Hace ya muchos años que reconocí saborear el amargo aroma de mi propia vulnerabilidad. Nada más nacer mi primer hijo me sumí en un estado de pánico recurrente al pensar que pudiese dejar de respirar. Un miedo libre que, ni deseado ni incentivado, me hizo disfrutar de mi recién estrenada maternidad con cautela y en un permanente estado de alarma poco enriquecedor. Mi propio desasosiego sin duda se lo trasmitiría sin querer a la persona que más amaba en el mundo.
Muchos años después, en el pueblo de Wallmara a poco más de ochenta kilómetros de la capital de Etiopía, Addis Abeba volví a reencontrarme con mi propia fragilidad. Nos habían avisado de todos los inconvenientes con los que nos podíamos encontrar durante nuestra estancia, ya de por sí entendibles al decidir viajar a uno de los países con más pobreza del mundo, pero una de las cosas que más me chocaron en ese momento, por no entender bien para qué era necesario, es que debíamos llevar alcohol desinfectante de manos. Y pronto entendería su uso. La primera vez que entré en el aula Canguro pensé que me iba a desmayar. Nuestra misión consistía en llevar material escolar: pinturas, cartulinas, juguetes y cuentos para niños de entre tres y cuatro años, enseñarles algunas frases y palabras en inglés e intentar hacerles la vida un poco mejor durante nuestra estadía. Muchos de ellos presentaban un aspecto lamentable; se les veía desnutridos y abandonados.

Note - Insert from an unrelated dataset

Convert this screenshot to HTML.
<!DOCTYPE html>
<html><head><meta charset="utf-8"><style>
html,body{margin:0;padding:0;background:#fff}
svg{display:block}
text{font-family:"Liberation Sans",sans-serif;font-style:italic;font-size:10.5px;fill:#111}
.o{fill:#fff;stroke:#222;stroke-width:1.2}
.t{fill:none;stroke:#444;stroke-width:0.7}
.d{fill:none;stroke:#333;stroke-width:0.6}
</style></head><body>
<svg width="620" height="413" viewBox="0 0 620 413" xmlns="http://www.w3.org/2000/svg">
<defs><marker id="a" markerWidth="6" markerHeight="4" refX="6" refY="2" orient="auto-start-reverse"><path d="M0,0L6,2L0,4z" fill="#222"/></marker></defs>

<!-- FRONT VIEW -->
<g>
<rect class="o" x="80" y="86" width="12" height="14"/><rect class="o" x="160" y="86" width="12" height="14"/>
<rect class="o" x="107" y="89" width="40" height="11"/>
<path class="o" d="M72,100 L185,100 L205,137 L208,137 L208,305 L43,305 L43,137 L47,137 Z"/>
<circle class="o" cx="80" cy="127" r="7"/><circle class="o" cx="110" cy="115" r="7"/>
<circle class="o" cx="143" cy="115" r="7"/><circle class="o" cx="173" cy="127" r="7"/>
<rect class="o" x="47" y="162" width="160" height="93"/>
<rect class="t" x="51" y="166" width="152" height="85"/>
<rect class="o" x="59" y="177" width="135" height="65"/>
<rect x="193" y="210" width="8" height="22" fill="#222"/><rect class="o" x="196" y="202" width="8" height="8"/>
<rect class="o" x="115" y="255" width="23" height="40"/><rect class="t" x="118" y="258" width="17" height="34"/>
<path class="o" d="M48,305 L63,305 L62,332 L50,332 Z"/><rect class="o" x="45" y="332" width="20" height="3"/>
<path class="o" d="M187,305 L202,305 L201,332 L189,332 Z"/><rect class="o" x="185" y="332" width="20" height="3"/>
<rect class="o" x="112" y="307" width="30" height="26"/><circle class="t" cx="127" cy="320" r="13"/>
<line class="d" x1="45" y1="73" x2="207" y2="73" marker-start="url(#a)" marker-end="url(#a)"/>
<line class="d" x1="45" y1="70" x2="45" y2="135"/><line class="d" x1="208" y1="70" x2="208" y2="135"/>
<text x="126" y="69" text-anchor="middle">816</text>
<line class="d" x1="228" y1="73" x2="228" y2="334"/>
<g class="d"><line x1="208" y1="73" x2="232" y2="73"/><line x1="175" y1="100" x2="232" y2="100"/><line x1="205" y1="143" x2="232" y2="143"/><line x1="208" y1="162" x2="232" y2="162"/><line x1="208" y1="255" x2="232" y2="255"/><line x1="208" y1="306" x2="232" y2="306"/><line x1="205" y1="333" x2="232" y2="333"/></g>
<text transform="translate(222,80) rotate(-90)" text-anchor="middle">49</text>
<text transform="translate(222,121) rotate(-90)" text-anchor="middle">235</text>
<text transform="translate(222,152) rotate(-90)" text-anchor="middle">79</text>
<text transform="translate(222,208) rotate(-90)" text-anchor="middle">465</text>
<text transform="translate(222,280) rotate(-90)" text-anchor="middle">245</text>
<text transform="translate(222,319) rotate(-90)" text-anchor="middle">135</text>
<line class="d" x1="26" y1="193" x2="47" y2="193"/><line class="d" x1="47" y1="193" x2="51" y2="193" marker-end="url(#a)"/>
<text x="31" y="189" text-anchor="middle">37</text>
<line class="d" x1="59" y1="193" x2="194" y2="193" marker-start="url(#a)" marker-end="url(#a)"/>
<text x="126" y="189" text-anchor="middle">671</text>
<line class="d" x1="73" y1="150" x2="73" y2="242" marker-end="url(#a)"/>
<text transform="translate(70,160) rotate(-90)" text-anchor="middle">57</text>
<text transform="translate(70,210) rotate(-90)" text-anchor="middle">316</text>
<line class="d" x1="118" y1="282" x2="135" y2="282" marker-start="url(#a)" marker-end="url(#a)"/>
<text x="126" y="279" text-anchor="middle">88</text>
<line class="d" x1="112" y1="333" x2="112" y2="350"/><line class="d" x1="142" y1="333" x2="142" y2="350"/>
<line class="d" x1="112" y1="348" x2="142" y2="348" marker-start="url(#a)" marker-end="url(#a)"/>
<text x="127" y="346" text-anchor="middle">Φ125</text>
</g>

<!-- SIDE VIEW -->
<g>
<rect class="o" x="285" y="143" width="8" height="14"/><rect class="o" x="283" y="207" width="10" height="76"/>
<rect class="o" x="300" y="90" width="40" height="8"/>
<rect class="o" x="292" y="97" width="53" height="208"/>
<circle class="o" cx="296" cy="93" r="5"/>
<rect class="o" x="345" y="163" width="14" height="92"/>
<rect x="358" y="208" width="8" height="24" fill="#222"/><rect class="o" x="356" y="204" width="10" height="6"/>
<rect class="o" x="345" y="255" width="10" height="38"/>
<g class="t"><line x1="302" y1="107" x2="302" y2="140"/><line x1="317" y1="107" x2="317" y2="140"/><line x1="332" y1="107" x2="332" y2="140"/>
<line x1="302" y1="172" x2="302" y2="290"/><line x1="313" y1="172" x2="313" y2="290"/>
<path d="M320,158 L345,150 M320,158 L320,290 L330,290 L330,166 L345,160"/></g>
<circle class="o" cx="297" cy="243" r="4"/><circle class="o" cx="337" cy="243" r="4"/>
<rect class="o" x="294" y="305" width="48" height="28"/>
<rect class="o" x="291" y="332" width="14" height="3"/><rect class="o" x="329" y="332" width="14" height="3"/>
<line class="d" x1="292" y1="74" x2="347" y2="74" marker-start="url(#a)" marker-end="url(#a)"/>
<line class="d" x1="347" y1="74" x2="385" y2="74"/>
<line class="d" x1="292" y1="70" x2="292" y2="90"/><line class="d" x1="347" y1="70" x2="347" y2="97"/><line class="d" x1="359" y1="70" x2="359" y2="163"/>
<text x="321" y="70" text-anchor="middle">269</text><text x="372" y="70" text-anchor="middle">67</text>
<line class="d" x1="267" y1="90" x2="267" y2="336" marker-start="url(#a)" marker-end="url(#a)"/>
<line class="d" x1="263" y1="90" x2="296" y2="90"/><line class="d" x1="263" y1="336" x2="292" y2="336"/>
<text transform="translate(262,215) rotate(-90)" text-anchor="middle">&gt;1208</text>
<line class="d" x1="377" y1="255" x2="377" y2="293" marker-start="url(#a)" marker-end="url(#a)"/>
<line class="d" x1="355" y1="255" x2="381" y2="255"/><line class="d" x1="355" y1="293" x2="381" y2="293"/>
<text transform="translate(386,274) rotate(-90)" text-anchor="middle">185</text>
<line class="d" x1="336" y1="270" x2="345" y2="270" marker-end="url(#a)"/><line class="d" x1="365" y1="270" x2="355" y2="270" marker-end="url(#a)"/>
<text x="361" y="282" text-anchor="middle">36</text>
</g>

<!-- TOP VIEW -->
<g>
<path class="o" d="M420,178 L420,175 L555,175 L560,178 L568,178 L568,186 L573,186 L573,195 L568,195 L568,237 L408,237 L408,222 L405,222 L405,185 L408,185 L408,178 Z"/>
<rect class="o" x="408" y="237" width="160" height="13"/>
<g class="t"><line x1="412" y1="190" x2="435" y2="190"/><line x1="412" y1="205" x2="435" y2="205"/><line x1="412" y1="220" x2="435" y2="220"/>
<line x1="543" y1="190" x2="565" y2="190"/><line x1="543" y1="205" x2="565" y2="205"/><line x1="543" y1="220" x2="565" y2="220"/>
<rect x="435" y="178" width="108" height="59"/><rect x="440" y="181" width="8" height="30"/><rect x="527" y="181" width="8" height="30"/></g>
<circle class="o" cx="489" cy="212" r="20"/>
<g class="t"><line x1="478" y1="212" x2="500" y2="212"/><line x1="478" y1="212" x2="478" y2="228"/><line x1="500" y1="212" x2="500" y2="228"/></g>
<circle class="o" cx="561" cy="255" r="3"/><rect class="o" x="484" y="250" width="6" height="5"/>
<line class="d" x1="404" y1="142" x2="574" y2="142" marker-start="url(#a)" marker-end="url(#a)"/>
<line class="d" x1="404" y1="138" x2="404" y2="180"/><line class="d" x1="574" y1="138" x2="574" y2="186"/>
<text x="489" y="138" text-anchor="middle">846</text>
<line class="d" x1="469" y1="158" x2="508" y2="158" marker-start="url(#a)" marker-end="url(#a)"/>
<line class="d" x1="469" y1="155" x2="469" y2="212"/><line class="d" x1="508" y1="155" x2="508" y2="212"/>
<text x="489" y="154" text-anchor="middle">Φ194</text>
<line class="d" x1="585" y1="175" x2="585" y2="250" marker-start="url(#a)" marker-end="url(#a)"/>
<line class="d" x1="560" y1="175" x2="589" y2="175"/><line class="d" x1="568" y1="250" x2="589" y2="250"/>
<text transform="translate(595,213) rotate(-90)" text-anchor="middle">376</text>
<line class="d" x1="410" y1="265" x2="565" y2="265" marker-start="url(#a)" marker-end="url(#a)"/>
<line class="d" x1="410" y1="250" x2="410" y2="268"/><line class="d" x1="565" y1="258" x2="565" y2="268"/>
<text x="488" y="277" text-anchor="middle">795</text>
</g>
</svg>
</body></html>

Algunos mostraban llagas que les recorrían todo el cuerpo o unos ojos vidriosos que mostraban múltiples infecciones. Y todos estaban cubiertos de tal cantidad de moscas que ni se molestaban en espantarlas. Varios llevaban la palabra SIDA tatuada en el rostro. Me pasé los dos primeros días obsesionada con aquel gel "purificador" de tal manera que se me cuartearon las manos ya durante las primeras horas. Afortunadamente, mi miedo y por ende mi vulnerabilidad, me duró lo justo. Uno de los niños con peor aspecto (he de confesar que el que me hacía sentir más pánico) agradecido por entregarle un juguete me cogió de la mano varios minutos. No pude apartarla a pesar de tener que controlar mi propio impulso. Al poco rato de ese episodio, sentí que el miedo se desvanecía poco a poco, hasta que pronto me encontré abrazando y besando a todos y cada uno de aquellos maravillosos pequeñuelos de aquella aula Canguro. Es más, pude comprobar que ese miedo era mutuo, pues esos niños tampoco habían visto nunca una mujer rubia y el tener los ojos verdes, por lo visto, era símbolo de brujería, así que cada vez que los abría mucho escapaban de mí como si fuese el mismísimo demonio.
Y es que son demasiadas las personas que llevan este confinamiento sintiendo un temor o angustia poco justificado. Pues no hablo del temor por los seres queridos o por saber cómo afrontarán sus vidas a partir de este fenómeno. O por los que sienten una profunda angustia al desconocer qué pasará con sus trabajos o con sus negocios. O por la falta de creatividad o de adaptación de algunos a estos tiempos que parecen escurrirse entre los dedos.
Hablo del miedo al absurdo. El que te incita a dejar notas en el portal de tu edificio alertando de un posible "contagioso" (notas anónimas que jamás nadie debería tener que leer y menos en estas circunstancias). O del que denuncia al vecino que sale demasiadas veces a sacar al perro. O al que insultan o graban porque sale a pasear demasiado a menudo. El miedo es libre y caprichoso, pero la poca empatía que demuestran algunas personas en estos casos es de una crueldad inimaginable. Muchos confirman que nada cambiará cuando regresemos a la normalidad tras este ostracismo improvisado. Sólo espero que a alguno de estos nuevos vulnerables, alguien también los coja de la mano cuando tengan miedo. Porque debe de ser una verdadera mierda vivir así.